▸ Stated problem
Starting at the top of the listing, extract every line up to and including the one with "(120,1035) .. (lb.center);". Pictures stay out of the copy.

--- begin Data ---

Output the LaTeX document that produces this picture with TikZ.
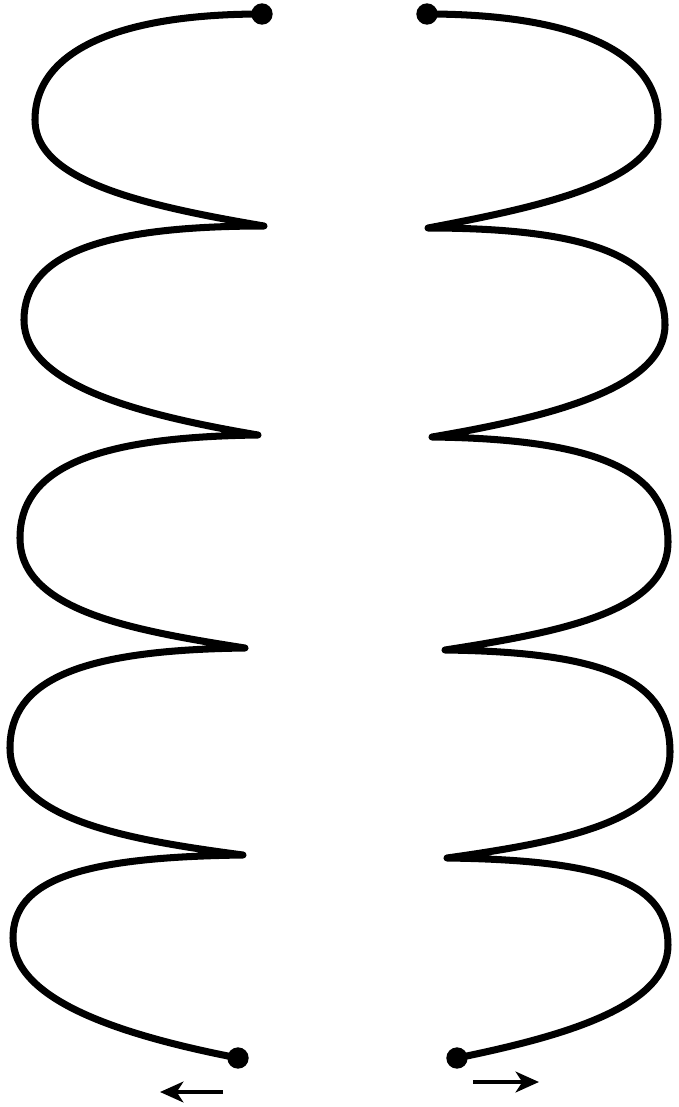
\documentclass[tikz,border=0pt]{standalone}
\usepackage{tikz}
\usetikzlibrary{arrows.meta}

\begin{document}
\begin{tikzpicture}[x=0.03cm,y=-0.03cm,
    coil/.style={line width=6pt,line cap=round,line join=round},
    enddot/.style={circle,fill=black,inner sep=0pt,minimum size=0.64cm},
    pull/.style={line width=3.6pt,-{Stealth[length=0.7cm,width=0.62cm,inset=0.2cm]}}]
  \useasboundingbox (0,0) rectangle (679,1107);

  %% End points of the two coils
  \node[enddot] (lt) at (262,14) {};
  \node[enddot] (lb) at (238,1058) {};
  \node[enddot] (rt) at (427,14) {};
  \node[enddot] (rb) at (457,1058) {};

  %% Left coil
  \draw[coil] (lt.center)
     .. controls (120,14) and (35,50) .. (35,120)
     .. controls (35,180) and (140,205) .. (264,226)
     .. controls (100,226) and (24,255) .. (24,320)
     .. controls (24,385) and (140,415) .. (258,435)
     .. controls (90,437) and (20,470) .. (20,538)
     .. controls (20,610) and (130,630) .. (245,648)
     .. controls (80,650) and (10,680) .. (10,748)
     .. controls (10,820) and (130,840) .. (243,855)
     .. controls (80,857) and (13,880) .. (13,938)
     .. controls (13,1000) and (120,1035) .. (lb.center);

  %% Right coil
  \draw[coil] (rt.center)
     .. controls (570,14) and (658,50) .. (658,120)
     .. controls (658,180) and (550,205) .. (428,228)
     .. controls (590,228) and (665,257) .. (665,325)
     .. controls (665,388) and (550,417) .. (432,437)
     .. controls (600,439) and (668,472) .. (668,542)
     .. controls (668,612) and (560,632) .. (445,650)
     .. controls (610,652) and (670,682) .. (670,752)
     .. controls (670,822) and (560,842) .. (447,858)
     .. controls (610,860) and (668,885) .. (668,945)
     .. controls (668,1005) and (570,1035) .. (rb.center);

  %% Pulling directions
  \coordinate (la) at (223,1092);
  \coordinate (lh) at (160,1092);
  \coordinate (ra) at (473,1082);
  \coordinate (rh) at (539,1082);
  \draw[pull] (la) -- (lh);
  \draw[pull] (ra) -- (rh);
\end{tikzpicture}
\end{document}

--- end Data ---

▸ Task result
Output the LaTeX document that produces this picture with TikZ.
\documentclass[tikz,border=0pt]{standalone}
\usepackage{tikz}
\usetikzlibrary{arrows.meta}

\begin{document}
\begin{tikzpicture}[x=0.03cm,y=-0.03cm,
    coil/.style={line width=6pt,line cap=round,line join=round},
    enddot/.style={circle,fill=black,inner sep=0pt,minimum size=0.64cm},
    pull/.style={line width=3.6pt,-{Stealth[length=0.7cm,width=0.62cm,inset=0.2cm]}}]
  \useasboundingbox (0,0) rectangle (679,1107);

  %% End points of the two coils
  \node[enddot] (lt) at (262,14) {};
  \node[enddot] (lb) at (238,1058) {};
  \node[enddot] (rt) at (427,14) {};
  \node[enddot] (rb) at (457,1058) {};

  %% Left coil
  \draw[coil] (lt.center)
     .. controls (120,14) and (35,50) .. (35,120)
     .. controls (35,180) and (140,205) .. (264,226)
     .. controls (100,226) and (24,255) .. (24,320)
     .. controls (24,385) and (140,415) .. (258,435)
     .. controls (90,437) and (20,470) .. (20,538)
     .. controls (20,610) and (130,630) .. (245,648)
     .. controls (80,650) and (10,680) .. (10,748)
     .. controls (10,820) and (130,840) .. (243,855)
     .. controls (80,857) and (13,880) .. (13,938)
     .. controls (13,1000) and (120,1035) .. (lb.center);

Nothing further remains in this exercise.